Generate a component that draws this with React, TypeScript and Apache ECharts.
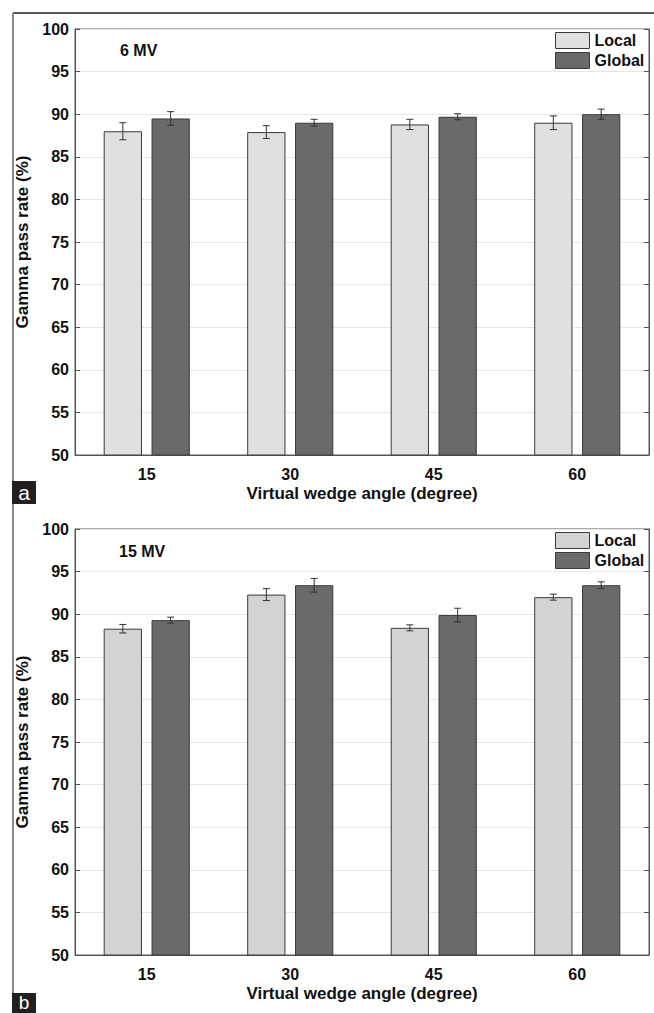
import React, { useEffect, useRef } from "react";
import * as echarts from "echarts";

const categories = ["15", "30", "45", "60"];
const yTicks = [50, 55, 60, 65, 70, 75, 80, 85, 90, 95, 100];

const localA = [88.0, 87.9, 88.8, 89.0];
const localAErr = [1.0, 0.75, 0.6, 0.8];
const globalA = [89.5, 89.0, 89.7, 90.0];
const globalAErr = [0.8, 0.4, 0.35, 0.6];

const localB = [88.3, 92.3, 88.4, 92.0];
const localBErr = [0.5, 0.7, 0.35, 0.35];
const globalB = [89.3, 93.4, 89.9, 93.4];
const globalBErr = [0.35, 0.8, 0.8, 0.4];

const panelTitles = ["6 MV", "15 MV"];
const panelTags = ["a", "b"];

const FONT = "Liberation Sans";
const LOCAL_A = "#e0e0e0";
const LOCAL_B = "#d3d3d3";
const GLOBAL = "#6a6a6a";
const EDGE = "#3a3a3a";

export default function App() {
  const ref = useRef<HTMLDivElement>(null);
  useEffect(() => {
    document.body.style.margin = "0";
    const chart = echarts.init(ref.current!, undefined, { renderer: "svg" });

    const grids = [
      { left: 75, top: 29, width: 574, height: 426 },
      { left: 75, top: 529, width: 574, height: 426 },
    ];

    const xAxes: any[] = [];
    const yAxes: any[] = [];
    const series: any[] = [];
    const legends: any[] = [];

    const errRender = (sign: number) => (params: any, api: any) => {
      const ci = api.value(0);
      const v = api.value(1);
      const e = api.value(2);
      const band = api.size([1, 0])[0];
      const bw = (band * 0.6) / 2.25;
      const off = ((bw * 1.25) / 2) * sign;
      const p1 = api.coord([ci, v + e]);
      const p2 = api.coord([ci, v - e]);
      const x = p1[0] + off;
      const cap = 3.5;
      const style = { stroke: "#333", lineWidth: 1 };
      return {
        type: "group",
        children: [
          { type: "line", shape: { x1: x, y1: p1[1], x2: x, y2: p2[1] }, style },
          { type: "line", shape: { x1: x - cap, y1: p1[1], x2: x + cap, y2: p1[1] }, style },
          { type: "line", shape: { x1: x - cap, y1: p2[1], x2: x + cap, y2: p2[1] }, style },
        ],
      };
    };

    const panels = [
      { local: localA, localErr: localAErr, global: globalA, globalErr: globalAErr, lc: LOCAL_A },
      { local: localB, localErr: localBErr, global: globalB, globalErr: globalBErr, lc: LOCAL_B },
    ];

    panels.forEach((p, i) => {
      xAxes.push({
        type: "category",
        gridIndex: i,
        data: categories,
        axisLine: { lineStyle: { color: "#555", width: 1 } },
        axisTick: { show: false },
        axisLabel: { fontFamily: FONT, fontWeight: "bold", fontSize: 16, color: "#111", margin: 11 },
        name: "Virtual wedge angle (degree)",
        nameLocation: "middle",
        nameGap: 30,
        nameTextStyle: { fontFamily: FONT, fontWeight: "bold", fontSize: 17, color: "#111" },
      });
      yAxes.push({
        type: "value",
        gridIndex: i,
        min: 50,
        max: 100,
        interval: 5,
        axisLine: { show: true, lineStyle: { color: "#555", width: 1 } },
        axisTick: { show: true, inside: true, length: 5, lineStyle: { color: "#555" } },
        axisLabel: { fontFamily: FONT, fontWeight: "bold", fontSize: 16, color: "#111", margin: 6,
          formatter: (v: number) => (yTicks.includes(v) ? String(v) : "") },
        splitLine: { show: true, lineStyle: { color: "#e6e6e6", width: 1 } },
        name: "Gamma pass rate (%)",
        nameLocation: "middle",
        nameGap: 38,
        nameTextStyle: { fontFamily: FONT, fontWeight: "bold", fontSize: 17, color: "#111" },
      });
      yAxes.push({
        type: "value",
        gridIndex: i,
        position: "right",
        min: 50,
        max: 100,
        interval: 5,
        axisLine: { show: true, lineStyle: { color: "#555", width: 1 } },
        axisTick: { show: true, inside: true, length: 5, lineStyle: { color: "#555" } },
        axisLabel: { show: false },
        splitLine: { show: false },
      });
      const xi = i;
      const yi = i * 2;
      series.push({
        name: "Local",
        type: "bar",
        xAxisIndex: xi,
        yAxisIndex: yi,
        data: p.local,
        barCategoryGap: "40%",
        barGap: "25%",
        itemStyle: { color: p.lc, borderColor: EDGE, borderWidth: 1 },
      });
      series.push({
        name: "Global",
        type: "bar",
        xAxisIndex: xi,
        yAxisIndex: yi,
        data: p.global,
        barCategoryGap: "40%",
        barGap: "25%",
        itemStyle: { color: GLOBAL, borderColor: EDGE, borderWidth: 1 },
      });
      series.push({
        type: "custom",
        xAxisIndex: xi,
        yAxisIndex: yi,
        z: 5,
        renderItem: errRender(-1),
        encode: { x: 0, y: 1 },
        data: p.local.map((v, k) => [k, v, p.localErr[k]]),
      });
      series.push({
        type: "custom",
        xAxisIndex: xi,
        yAxisIndex: yi,
        z: 5,
        renderItem: errRender(1),
        encode: { x: 0, y: 1 },
        data: p.global.map((v, k) => [k, v, p.globalErr[k]]),
      });
      legends.push({
        left: 555,
        top: grids[i].top + 3,
        orient: "vertical",
        itemGap: 3,
        itemWidth: 34,
        itemHeight: 16,
        selectedMode: false,
        padding: 0,
        textStyle: { fontFamily: FONT, fontWeight: "bold", fontSize: 16, color: "#111" },
        data: [
          { name: "Local", icon: "rect", itemStyle: { color: p.lc, borderColor: EDGE, borderWidth: 1 } },
          { name: "Global", icon: "rect", itemStyle: { color: GLOBAL, borderColor: EDGE, borderWidth: 1 } },
        ],
      });
    });

    const graphic: any[] = [
      { type: "line", shape: { x1: 13, y1: 13, x2: 654, y2: 13 }, style: { stroke: "#222", lineWidth: 1.5 } },
      { type: "line", shape: { x1: 13, y1: 13, x2: 13, y2: 481 }, style: { stroke: "#888", lineWidth: 2 } },
      { type: "line", shape: { x1: 13, y1: 504, x2: 13, y2: 993 }, style: { stroke: "#888", lineWidth: 2 } },
      { type: "rect", shape: { x: 12, y: 481, width: 24, height: 23 }, style: { fill: "#231f20" } },
      { type: "text", x: 24, y: 492, style: { text: panelTags[0], fill: "#fff", font: `21px ${FONT}`, align: "center", verticalAlign: "middle" } },
      { type: "rect", shape: { x: 12, y: 993, width: 24, height: 20 }, style: { fill: "#231f20" } },
      { type: "text", x: 24, y: 1002, style: { text: panelTags[1], fill: "#fff", font: `19px ${FONT}`, align: "center", verticalAlign: "middle" } },
      { type: "text", x: 120, y: 50, style: { text: panelTitles[0], fill: "#111", font: `bold 16px ${FONT}`, verticalAlign: "middle" } },
      { type: "text", x: 119, y: 551, style: { text: panelTitles[1], fill: "#111", font: `bold 16px ${FONT}`, verticalAlign: "middle" } },
    ];

    chart.setOption({
      animation: false,
      backgroundColor: "#fff",
      grid: grids.map((g) => ({ ...g, show: true, borderColor: "#555", borderWidth: 1, backgroundColor: "transparent" })),
      xAxis: xAxes,
      yAxis: yAxes,
      legend: legends,
      series,
      graphic,
    });
    return () => chart.dispose();
  }, []);
  return <div ref={ref} style={{ width: 654, height: 1013 }} />;
}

- Given task: The listing above must be printed again exactly, minus its pictures.

- Worked answer:
Generate a component that draws this with React, TypeScript and Apache ECharts.
import React, { useEffect, useRef } from "react";
import * as echarts from "echarts";

const categories = ["15", "30", "45", "60"];
const yTicks = [50, 55, 60, 65, 70, 75, 80, 85, 90, 95, 100];

const localA = [88.0, 87.9, 88.8, 89.0];
const localAErr = [1.0, 0.75, 0.6, 0.8];
const globalA = [89.5, 89.0, 89.7, 90.0];
const globalAErr = [0.8, 0.4, 0.35, 0.6];

const localB = [88.3, 92.3, 88.4, 92.0];
const localBErr = [0.5, 0.7, 0.35, 0.35];
const globalB = [89.3, 93.4, 89.9, 93.4];
const globalBErr = [0.35, 0.8, 0.8, 0.4];

const panelTitles = ["6 MV", "15 MV"];
const panelTags = ["a", "b"];

const FONT = "Liberation Sans";
const LOCAL_A = "#e0e0e0";
const LOCAL_B = "#d3d3d3";
const GLOBAL = "#6a6a6a";
const EDGE = "#3a3a3a";

export default function App() {
  const ref = useRef<HTMLDivElement>(null);
  useEffect(() => {
    document.body.style.margin = "0";
    const chart = echarts.init(ref.current!, undefined, { renderer: "svg" });

    const grids = [
      { left: 75, top: 29, width: 574, height: 426 },
      { left: 75, top: 529, width: 574, height: 426 },
    ];

    const xAxes: any[] = [];
    const yAxes: any[] = [];
    const series: any[] = [];
    const legends: any[] = [];

    const errRender = (sign: number) => (params: any, api: any) => {
      const ci = api.value(0);
      const v = api.value(1);
      const e = api.value(2);
      const band = api.size([1, 0])[0];
      const bw = (band * 0.6) / 2.25;
      const off = ((bw * 1.25) / 2) * sign;
      const p1 = api.coord([ci, v + e]);
      const p2 = api.coord([ci, v - e]);
      const x = p1[0] + off;
      const cap = 3.5;
      const style = { stroke: "#333", lineWidth: 1 };
      return {
        type: "group",
        children: [
          { type: "line", shape: { x1: x, y1: p1[1], x2: x, y2: p2[1] }, style },
          { type: "line", shape: { x1: x - cap, y1: p1[1], x2: x + cap, y2: p1[1] }, style },
          { type: "line", shape: { x1: x - cap, y1: p2[1], x2: x + cap, y2: p2[1] }, style },
        ],
      };
    };

    const panels = [
      { local: localA, localErr: localAErr, global: globalA, globalErr: globalAErr, lc: LOCAL_A },
      { local: localB, localErr: localBErr, global: globalB, globalErr: globalBErr, lc: LOCAL_B },
    ];

    panels.forEach((p, i) => {
      xAxes.push({
        type: "category",
        gridIndex: i,
        data: categories,
        axisLine: { lineStyle: { color: "#555", width: 1 } },
        axisTick: { show: false },
        axisLabel: { fontFamily: FONT, fontWeight: "bold", fontSize: 16, color: "#111", margin: 11 },
        name: "Virtual wedge angle (degree)",
        nameLocation: "middle",
        nameGap: 30,
        nameTextStyle: { fontFamily: FONT, fontWeight: "bold", fontSize: 17, color: "#111" },
      });
      yAxes.push({
        type: "value",
        gridIndex: i,
        min: 50,
        max: 100,
        interval: 5,
        axisLine: { show: true, lineStyle: { color: "#555", width: 1 } },
        axisTick: { show: true, inside: true, length: 5, lineStyle: { color: "#555" } },
        axisLabel: { fontFamily: FONT, fontWeight: "bold", fontSize: 16, color: "#111", margin: 6,
          formatter: (v: number) => (yTicks.includes(v) ? String(v) : "") },
        splitLine: { show: true, lineStyle: { color: "#e6e6e6", width: 1 } },
        name: "Gamma pass rate (%)",
        nameLocation: "middle",
        nameGap: 38,
        nameTextStyle: { fontFamily: FONT, fontWeight: "bold", fontSize: 17, color: "#111" },
      });
      yAxes.push({
        type: "value",
        gridIndex: i,
        position: "right",
        min: 50,
        max: 100,
        interval: 5,
        axisLine: { show: true, lineStyle: { color: "#555", width: 1 } },
        axisTick: { show: true, inside: true, length: 5, lineStyle: { color: "#555" } },
        axisLabel: { show: false },
        splitLine: { show: false },
      });
      const xi = i;
      const yi = i * 2;
      series.push({
        name: "Local",
        type: "bar",
        xAxisIndex: xi,
        yAxisIndex: yi,
        data: p.local,
        barCategoryGap: "40%",
        barGap: "25%",
        itemStyle: { color: p.lc, borderColor: EDGE, borderWidth: 1 },
      });
      series.push({
        name: "Global",
        type: "bar",
        xAxisIndex: xi,
        yAxisIndex: yi,
        data: p.global,
        barCategoryGap: "40%",
        barGap: "25%",
        itemStyle: { color: GLOBAL, borderColor: EDGE, borderWidth: 1 },
      });
      series.push({
        type: "custom",
        xAxisIndex: xi,
        yAxisIndex: yi,
        z: 5,
        renderItem: errRender(-1),
        encode: { x: 0, y: 1 },
        data: p.local.map((v, k) => [k, v, p.localErr[k]]),
      });
      series.push({
        type: "custom",
        xAxisIndex: xi,
        yAxisIndex: yi,
        z: 5,
        renderItem: errRender(1),
        encode: { x: 0, y: 1 },
        data: p.global.map((v, k) => [k, v, p.globalErr[k]]),
      });
      legends.push({
        left: 555,
        top: grids[i].top + 3,
        orient: "vertical",
        itemGap: 3,
        itemWidth: 34,
        itemHeight: 16,
        selectedMode: false,
        padding: 0,
        textStyle: { fontFamily: FONT, fontWeight: "bold", fontSize: 16, color: "#111" },
        data: [
          { name: "Local", icon: "rect", itemStyle: { color: p.lc, borderColor: EDGE, borderWidth: 1 } },
          { name: "Global", icon: "rect", itemStyle: { color: GLOBAL, borderColor: EDGE, borderWidth: 1 } },
        ],
      });
    });

    const graphic: any[] = [
      { type: "line", shape: { x1: 13, y1: 13, x2: 654, y2: 13 }, style: { stroke: "#222", lineWidth: 1.5 } },
      { type: "line", shape: { x1: 13, y1: 13, x2: 13, y2: 481 }, style: { stroke: "#888", lineWidth: 2 } },
      { type: "line", shape: { x1: 13, y1: 504, x2: 13, y2: 993 }, style: { stroke: "#888", lineWidth: 2 } },
      { type: "rect", shape: { x: 12, y: 481, width: 24, height: 23 }, style: { fill: "#231f20" } },
      { type: "text", x: 24, y: 492, style: { text: panelTags[0], fill: "#fff", font: `21px ${FONT}`, align: "center", verticalAlign: "middle" } },
      { type: "rect", shape: { x: 12, y: 993, width: 24, height: 20 }, style: { fill: "#231f20" } },
      { type: "text", x: 24, y: 1002, style: { text: panelTags[1], fill: "#fff", font: `19px ${FONT}`, align: "center", verticalAlign: "middle" } },
      { type: "text", x: 120, y: 50, style: { text: panelTitles[0], fill: "#111", font: `bold 16px ${FONT}`, verticalAlign: "middle" } },
      { type: "text", x: 119, y: 551, style: { text: panelTitles[1], fill: "#111", font: `bold 16px ${FONT}`, verticalAlign: "middle" } },
    ];

    chart.setOption({
      animation: false,
      backgroundColor: "#fff",
      grid: grids.map((g) => ({ ...g, show: true, borderColor: "#555", borderWidth: 1, backgroundColor: "transparent" })),
      xAxis: xAxes,
      yAxis: yAxes,
      legend: legends,
      series,
      graphic,
    });
    return () => chart.dispose();
  }, []);
  return <div ref={ref} style={{ width: 654, height: 1013 }} />;
}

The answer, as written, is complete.